We trundled out to the garage to the snowmobiles and the qamatiks. A qamatik is a plywood box with sides chin high when you sit down in it. Even Anglos use a lot of Inuit words here. Those words are the best way to say a lot of things. We loaded in.

In less than ten minutes we got to the site and my Group was assigned an intricate and complex pit to dig and measure. I started by putting down one of the most expensive and specialized tools. Alan buried it with our excavated snow. Of course we didn’t know this yet. I stood around wondering what to do with myself while Alan went at the pit. I could hardly remember the purpose of any of the tools and we hadn’t done any talking and planning about who would do what, except to share that none of us remembered much of the directions and we all hoped that together we’d remember most of it. I offered to take over digging and found out I didn’t have the technique and handed back the shovel, and then tried taking core samples only to find it impossible to get the tube out of the snowpack with snow in it. I abandoned that to try testing the hardness of the snow, which would take that expensive and buried tool. After a trip to the snowmobiles we realized it must be buried, all of which distracted all of us from each of our measuring tasks. Kate took over thermometers, pulling them out, and forgetting to record temperatures. Then we had some trouble with the depth of our pit which seemed to vary wildly.

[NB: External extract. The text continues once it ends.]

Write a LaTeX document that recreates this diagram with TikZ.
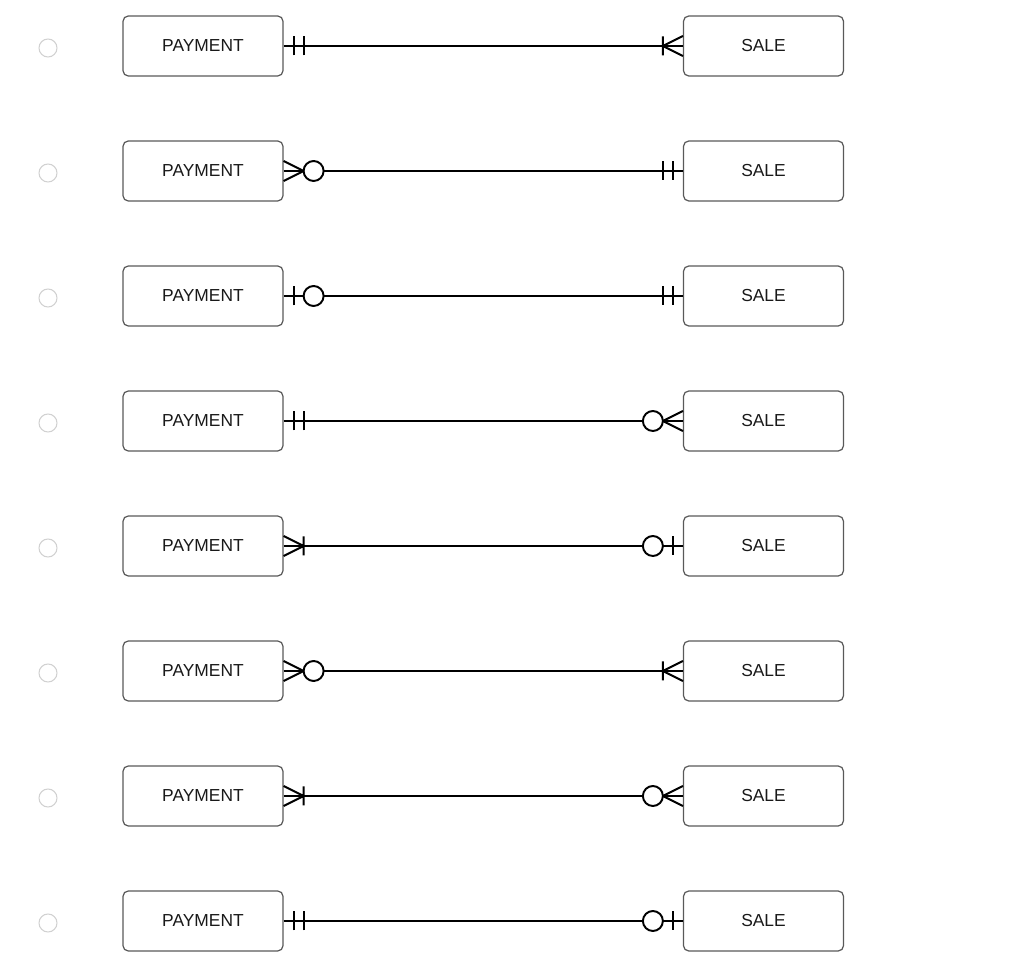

Meanwhile the groups around us were wrapping up all forty or so measurements and we began to realize that this intricate and complex pit might get the better of us. Luckily, we weren’t above getting help, and managed to wrap things up an hour before before sundown. That gave us time for the next pit, which went much better. The three of us fell into an unspoken rhythm. The snow in that pit was different. It was lighter, and it lacked the three ice layers of the other pits. It was 42 cm deep instead of 59 cm deep and had only five distinct layers instead of eight.

Why bother to know so much about snow? Well, on this local scale it matters to voles and caribou. If it’s too hard or deep in the wrong places they can’t get to their food. On a global scale, it’s part of of the cryosphere. (Look up the roots of this word, and you’ll know exactly what it means.) The cryosphere plays an enormous and little understood role in Earth’s climate. Changes in what’s frozen will ripple through the next century. A comical afternoon of floundering through measuring the snow in a pit the size of a wood box adds a day’s data gathering to what we know about this global system.

(PS -- If you are wondering how cold I was today, look up the formula for converting C to F, calculate it at -37C and post the result as a comment.)

2 comments:

Kendra said...

37 degrees F = -34.60000000000001 degrees C.

Hi Ms. Dean!

~Kendra Wilson

Debra Berg said...

We are enjoying your articles. -37 degrees C is -34.6 degrees F Have fun and don't get frostbitten!